(174) The defendant in his answer admitted that he endorsed the note at the request of Helme; he averred that at the time of his endorsement he had no knowledge that the plaintiff's intestate was a surety, but that he then believed the plaintiff's intestate had a joint interest with Helme in having the note discounted. He denied that he would have endorsed the note for the accommodation of Helme, had he known that the latter was solely interested in the discount, and stated that when the note was handed to him, and his endorsement asked for, he hesitated, as the amount was large, but that Helme removed those doubts by informing him that he, the defendant, could not suffer until the plaintiff's intestate and himself had both failed; and upon this assurance, having confidence in the solvency of the former, he endorsed the note and handed it back to Helme.
The deposition of Helme was read upon the hearing.

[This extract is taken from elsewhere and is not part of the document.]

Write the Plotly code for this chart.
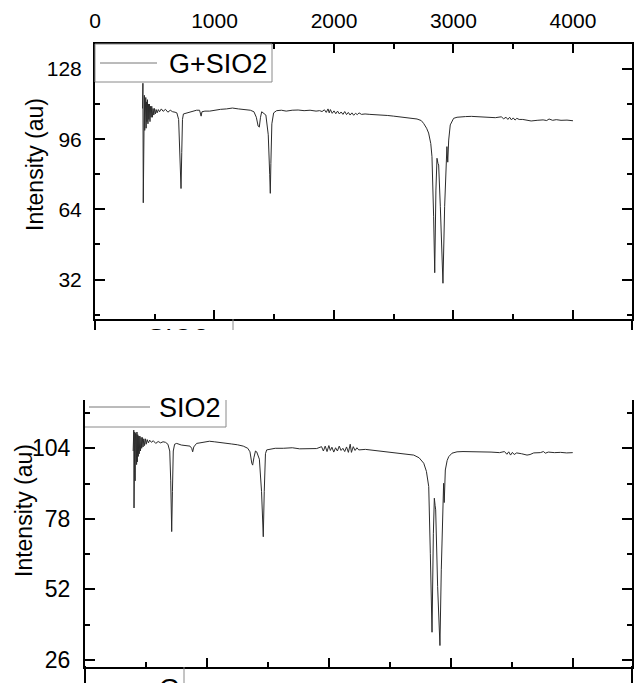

He swore that at the time when the defendant endorsed the note no communication was made to the defendant of the relation in which the plaintiff's intestate stood to the note; that he had stated to the defendant that the plaintiff's intestate was bound to indemnify him in case he, Helme, failed; but that this was given as the witness's opinion upon the point of law, not as a fact touching the plaintiff's intestate's connection with the note. He further proved that the plaintiff's intestate had no interest in the note, except as a surety, and that in his opinion the defendant would not have lent his name unless that of the plaintiff's intestate, or some other as good, had been upon the face of the note.
Love v. Wall, 8 N.C. 313, and Craythorn v. Swinburn, 14 Ves., 160, decide not only that the order of liability arising upon the face of the transaction is the rule of this Court, as well as at law, in fixing the relation of principal and surety and that of cosurety and supplemental surety, but that this relation may be varied by contract, whatever may be the form of the security, for that is made diversointuito; and that the payer of the note may be the surety of the maker, the endorsee of the endorser, drawer or acceptor. But until this relationship is varied by evidence of such contract, the order of liability is the same here as at law, that is, such as it appears to be upon the face of the security. This seems to be admitted in argument by the counsel for the plaintiff; but it is insisted that the very circumstance of its being known to the defendant that the plaintiff's intestate, one of the makers, was not a principal in the note, but only a surety for Helme, (179) created of itself this agreement of mutual liability between
the maker and endorser, without any actual communication between them, and, in fact, that this was so strongly the case that no understanding of the defendant to the contrary, in the absence of the plaintiff's intestate, and without his knowledge, could control or vary it. This is certainly extending the doctrine farther than the principle will warrant. It is binding a person not only without his consent, but in opposition to it, and where no fraud is imputed to him; it is placing him in a grade and order of liability which is in accordance with neither his act nor his intent, and this without the least imputation of fraud. This case certainly is distinguishable from Craythorn v. Swinburn. There the surety became bound, or was willing to become bound, with his principal. He did not and could not understand that any other person was to be bound as cosurety with him. In this case it is probable that Smith, the maker, might have understood and believed that the defendant would be equally bound with him, as the note could not be discounted without his agency; but if he did, this could not create an obligation on the endorser without his assent, and without fraud. His (the intestate's) understanding alone would not change the operation of law upon the transaction. It required also the assent of the endorser, or that he should be guilty of some fraud, to subject him. To do so in this case would be to subject him in opposition to the manner in which he bound himself, viz., the form of the security, and also in opposition to what he intended to do, according to his declarations at the time of endorsing.
PER CURIAM. Dismiss the bill with costs.
Cited: Richards v. Simms, 18 N.C. 49; Dawson v. Pettaway, 20 N.C. 399;Bank v. Burch, 145 N.C. 318; Edwards v. Ins. Co., 173 N.C. 617.